**Data provided**
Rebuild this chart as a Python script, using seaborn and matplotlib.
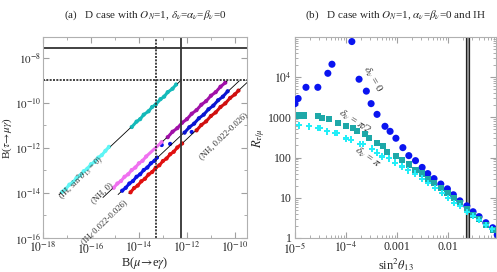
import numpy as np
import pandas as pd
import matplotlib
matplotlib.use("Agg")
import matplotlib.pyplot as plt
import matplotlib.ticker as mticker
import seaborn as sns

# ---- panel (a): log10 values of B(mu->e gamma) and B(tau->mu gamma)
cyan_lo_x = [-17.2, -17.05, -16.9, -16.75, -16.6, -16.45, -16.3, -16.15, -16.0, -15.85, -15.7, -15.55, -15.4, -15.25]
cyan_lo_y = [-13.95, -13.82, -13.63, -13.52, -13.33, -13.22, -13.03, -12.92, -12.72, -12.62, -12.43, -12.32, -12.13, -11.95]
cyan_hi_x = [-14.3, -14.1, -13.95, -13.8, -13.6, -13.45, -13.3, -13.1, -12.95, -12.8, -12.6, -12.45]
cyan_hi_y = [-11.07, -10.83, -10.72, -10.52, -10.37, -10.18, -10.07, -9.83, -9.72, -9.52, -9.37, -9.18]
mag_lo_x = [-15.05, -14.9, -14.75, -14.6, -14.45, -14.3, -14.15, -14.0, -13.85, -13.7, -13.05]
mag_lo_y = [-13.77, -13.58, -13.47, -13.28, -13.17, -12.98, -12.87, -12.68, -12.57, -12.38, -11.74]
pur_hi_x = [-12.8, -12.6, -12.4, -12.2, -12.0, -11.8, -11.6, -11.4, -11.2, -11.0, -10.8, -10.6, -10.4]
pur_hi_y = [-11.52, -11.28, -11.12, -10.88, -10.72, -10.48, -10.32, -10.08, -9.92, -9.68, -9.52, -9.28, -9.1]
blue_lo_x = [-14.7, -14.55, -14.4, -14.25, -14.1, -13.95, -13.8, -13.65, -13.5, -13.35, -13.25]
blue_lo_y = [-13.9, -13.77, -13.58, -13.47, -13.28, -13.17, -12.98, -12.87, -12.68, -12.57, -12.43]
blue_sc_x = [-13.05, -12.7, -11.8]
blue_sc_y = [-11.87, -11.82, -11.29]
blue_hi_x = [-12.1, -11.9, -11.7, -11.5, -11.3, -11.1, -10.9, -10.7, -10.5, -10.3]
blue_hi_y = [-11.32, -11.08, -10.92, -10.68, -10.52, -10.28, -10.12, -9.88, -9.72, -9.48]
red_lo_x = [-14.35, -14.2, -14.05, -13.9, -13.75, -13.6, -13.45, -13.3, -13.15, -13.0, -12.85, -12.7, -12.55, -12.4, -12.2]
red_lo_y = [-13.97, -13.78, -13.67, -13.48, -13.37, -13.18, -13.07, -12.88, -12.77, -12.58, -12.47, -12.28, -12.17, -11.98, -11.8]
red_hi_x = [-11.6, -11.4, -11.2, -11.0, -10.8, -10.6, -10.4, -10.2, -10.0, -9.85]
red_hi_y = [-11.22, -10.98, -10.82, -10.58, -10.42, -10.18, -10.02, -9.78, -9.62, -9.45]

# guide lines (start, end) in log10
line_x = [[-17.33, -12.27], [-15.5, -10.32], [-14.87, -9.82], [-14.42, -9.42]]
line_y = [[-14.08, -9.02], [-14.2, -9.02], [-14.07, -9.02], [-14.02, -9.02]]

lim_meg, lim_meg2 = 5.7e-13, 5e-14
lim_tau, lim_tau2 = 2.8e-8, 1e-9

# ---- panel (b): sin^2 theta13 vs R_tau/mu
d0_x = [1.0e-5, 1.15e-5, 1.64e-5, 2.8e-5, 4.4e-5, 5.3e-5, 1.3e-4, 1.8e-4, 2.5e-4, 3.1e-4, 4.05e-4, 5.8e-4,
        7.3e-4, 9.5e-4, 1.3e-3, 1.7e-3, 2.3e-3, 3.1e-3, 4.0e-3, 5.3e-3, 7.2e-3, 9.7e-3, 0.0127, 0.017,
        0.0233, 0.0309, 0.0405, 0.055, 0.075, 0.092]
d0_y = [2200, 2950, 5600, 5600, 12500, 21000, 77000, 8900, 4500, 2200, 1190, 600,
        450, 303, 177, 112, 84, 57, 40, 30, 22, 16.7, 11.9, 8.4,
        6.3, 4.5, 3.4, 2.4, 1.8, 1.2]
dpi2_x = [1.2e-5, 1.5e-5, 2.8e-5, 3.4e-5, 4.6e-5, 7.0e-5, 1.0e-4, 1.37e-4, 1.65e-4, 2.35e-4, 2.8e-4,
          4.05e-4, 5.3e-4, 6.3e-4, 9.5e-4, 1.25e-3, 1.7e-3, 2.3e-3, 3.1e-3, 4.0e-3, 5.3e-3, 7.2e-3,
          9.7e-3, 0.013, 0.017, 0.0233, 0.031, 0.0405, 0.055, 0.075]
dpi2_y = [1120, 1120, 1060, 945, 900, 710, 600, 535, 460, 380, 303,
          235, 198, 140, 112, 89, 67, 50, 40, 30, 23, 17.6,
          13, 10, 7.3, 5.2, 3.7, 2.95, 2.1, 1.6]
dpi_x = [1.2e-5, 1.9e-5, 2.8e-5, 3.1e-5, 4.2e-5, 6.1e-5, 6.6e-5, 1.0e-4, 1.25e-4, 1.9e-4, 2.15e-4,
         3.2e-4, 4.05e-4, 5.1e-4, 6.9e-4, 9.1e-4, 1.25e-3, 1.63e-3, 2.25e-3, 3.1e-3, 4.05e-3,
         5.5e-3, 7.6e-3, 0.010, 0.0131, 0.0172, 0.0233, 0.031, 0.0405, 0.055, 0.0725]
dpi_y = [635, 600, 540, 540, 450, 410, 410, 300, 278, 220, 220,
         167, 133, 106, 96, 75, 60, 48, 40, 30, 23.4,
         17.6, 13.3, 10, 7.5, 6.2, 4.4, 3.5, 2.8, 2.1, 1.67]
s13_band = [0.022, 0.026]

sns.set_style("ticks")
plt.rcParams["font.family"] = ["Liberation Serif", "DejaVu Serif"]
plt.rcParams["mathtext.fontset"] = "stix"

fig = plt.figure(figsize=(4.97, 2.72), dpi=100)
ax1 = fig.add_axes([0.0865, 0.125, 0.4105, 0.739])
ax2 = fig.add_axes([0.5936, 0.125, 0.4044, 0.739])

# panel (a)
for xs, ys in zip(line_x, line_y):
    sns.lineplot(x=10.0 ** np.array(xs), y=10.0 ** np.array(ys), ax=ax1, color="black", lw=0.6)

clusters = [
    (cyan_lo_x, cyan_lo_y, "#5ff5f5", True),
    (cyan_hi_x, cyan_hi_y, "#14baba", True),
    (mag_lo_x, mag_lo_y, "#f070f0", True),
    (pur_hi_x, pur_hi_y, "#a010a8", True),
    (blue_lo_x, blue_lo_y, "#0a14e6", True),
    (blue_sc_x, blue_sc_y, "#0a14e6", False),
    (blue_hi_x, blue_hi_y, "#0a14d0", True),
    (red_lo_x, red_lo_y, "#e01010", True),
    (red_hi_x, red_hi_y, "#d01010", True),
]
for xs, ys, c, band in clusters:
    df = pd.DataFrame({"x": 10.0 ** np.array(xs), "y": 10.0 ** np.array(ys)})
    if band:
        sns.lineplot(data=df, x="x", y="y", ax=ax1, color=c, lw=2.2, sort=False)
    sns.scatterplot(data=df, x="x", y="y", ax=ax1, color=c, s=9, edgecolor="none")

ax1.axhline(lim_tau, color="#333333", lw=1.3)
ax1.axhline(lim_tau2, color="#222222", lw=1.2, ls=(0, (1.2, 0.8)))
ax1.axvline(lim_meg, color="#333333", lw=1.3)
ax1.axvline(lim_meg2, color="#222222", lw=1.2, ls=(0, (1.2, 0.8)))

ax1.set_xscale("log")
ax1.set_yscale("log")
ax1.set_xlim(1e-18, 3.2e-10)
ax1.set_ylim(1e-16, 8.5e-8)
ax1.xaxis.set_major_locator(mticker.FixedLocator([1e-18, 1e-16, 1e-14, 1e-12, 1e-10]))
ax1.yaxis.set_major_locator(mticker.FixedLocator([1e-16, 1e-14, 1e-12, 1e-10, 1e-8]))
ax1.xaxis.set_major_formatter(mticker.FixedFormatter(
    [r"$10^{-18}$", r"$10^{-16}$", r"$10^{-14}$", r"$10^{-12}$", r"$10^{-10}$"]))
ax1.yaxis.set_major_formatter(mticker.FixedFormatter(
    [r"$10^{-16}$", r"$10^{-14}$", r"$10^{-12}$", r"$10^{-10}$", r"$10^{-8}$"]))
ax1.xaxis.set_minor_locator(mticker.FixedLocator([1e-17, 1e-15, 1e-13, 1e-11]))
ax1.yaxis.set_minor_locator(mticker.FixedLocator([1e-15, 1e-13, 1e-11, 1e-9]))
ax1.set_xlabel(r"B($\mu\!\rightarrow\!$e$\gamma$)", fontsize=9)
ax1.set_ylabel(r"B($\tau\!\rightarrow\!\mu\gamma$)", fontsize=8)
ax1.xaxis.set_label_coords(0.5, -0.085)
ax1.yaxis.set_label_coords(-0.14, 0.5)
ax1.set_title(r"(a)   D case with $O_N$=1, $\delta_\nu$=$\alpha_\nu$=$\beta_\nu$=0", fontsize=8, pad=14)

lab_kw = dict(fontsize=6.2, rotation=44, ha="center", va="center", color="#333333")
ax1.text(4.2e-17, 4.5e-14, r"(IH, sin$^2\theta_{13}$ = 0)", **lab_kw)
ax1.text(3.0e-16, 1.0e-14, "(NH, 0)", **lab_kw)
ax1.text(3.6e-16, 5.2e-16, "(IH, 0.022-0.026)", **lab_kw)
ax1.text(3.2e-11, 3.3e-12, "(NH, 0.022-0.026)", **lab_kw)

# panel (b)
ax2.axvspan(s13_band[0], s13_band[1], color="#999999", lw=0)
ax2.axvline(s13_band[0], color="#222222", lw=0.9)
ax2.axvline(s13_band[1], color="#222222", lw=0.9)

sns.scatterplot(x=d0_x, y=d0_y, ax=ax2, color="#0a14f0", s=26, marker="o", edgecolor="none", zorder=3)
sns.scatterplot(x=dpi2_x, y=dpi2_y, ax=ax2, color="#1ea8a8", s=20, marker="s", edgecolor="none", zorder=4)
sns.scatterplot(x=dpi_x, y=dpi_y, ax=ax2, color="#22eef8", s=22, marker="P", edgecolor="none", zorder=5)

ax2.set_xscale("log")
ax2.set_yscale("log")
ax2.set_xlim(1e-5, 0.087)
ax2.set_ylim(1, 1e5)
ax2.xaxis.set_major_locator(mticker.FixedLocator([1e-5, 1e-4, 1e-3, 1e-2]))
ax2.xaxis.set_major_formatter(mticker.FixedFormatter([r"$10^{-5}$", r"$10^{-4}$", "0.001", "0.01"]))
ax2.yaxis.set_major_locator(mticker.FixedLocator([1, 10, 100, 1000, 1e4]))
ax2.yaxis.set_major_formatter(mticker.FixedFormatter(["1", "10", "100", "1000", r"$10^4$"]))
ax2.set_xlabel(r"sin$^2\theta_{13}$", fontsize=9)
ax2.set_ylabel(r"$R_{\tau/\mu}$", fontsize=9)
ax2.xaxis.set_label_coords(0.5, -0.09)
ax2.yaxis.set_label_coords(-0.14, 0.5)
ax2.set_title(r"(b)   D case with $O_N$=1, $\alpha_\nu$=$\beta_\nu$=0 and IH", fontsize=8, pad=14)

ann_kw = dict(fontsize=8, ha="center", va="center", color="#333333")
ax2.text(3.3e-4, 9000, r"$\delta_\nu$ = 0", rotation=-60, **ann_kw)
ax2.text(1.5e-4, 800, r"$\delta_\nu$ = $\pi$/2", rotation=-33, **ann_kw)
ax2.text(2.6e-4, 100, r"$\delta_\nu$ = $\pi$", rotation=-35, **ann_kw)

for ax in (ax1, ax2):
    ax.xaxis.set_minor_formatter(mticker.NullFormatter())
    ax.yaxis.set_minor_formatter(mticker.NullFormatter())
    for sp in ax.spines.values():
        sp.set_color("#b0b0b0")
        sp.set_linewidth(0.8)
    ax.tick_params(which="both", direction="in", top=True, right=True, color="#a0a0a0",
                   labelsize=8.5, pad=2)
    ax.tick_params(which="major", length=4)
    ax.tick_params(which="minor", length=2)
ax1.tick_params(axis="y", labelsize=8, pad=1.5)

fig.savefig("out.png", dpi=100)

**Directions**
Restate only the lines running from the start of the material above through the line containing "import seaborn as sns", ends included. No pictures.

**Reply to the exercise**
Rebuild this chart as a Python script, using seaborn and matplotlib.
import numpy as np
import pandas as pd
import matplotlib
matplotlib.use("Agg")
import matplotlib.pyplot as plt
import matplotlib.ticker as mticker
import seaborn as sns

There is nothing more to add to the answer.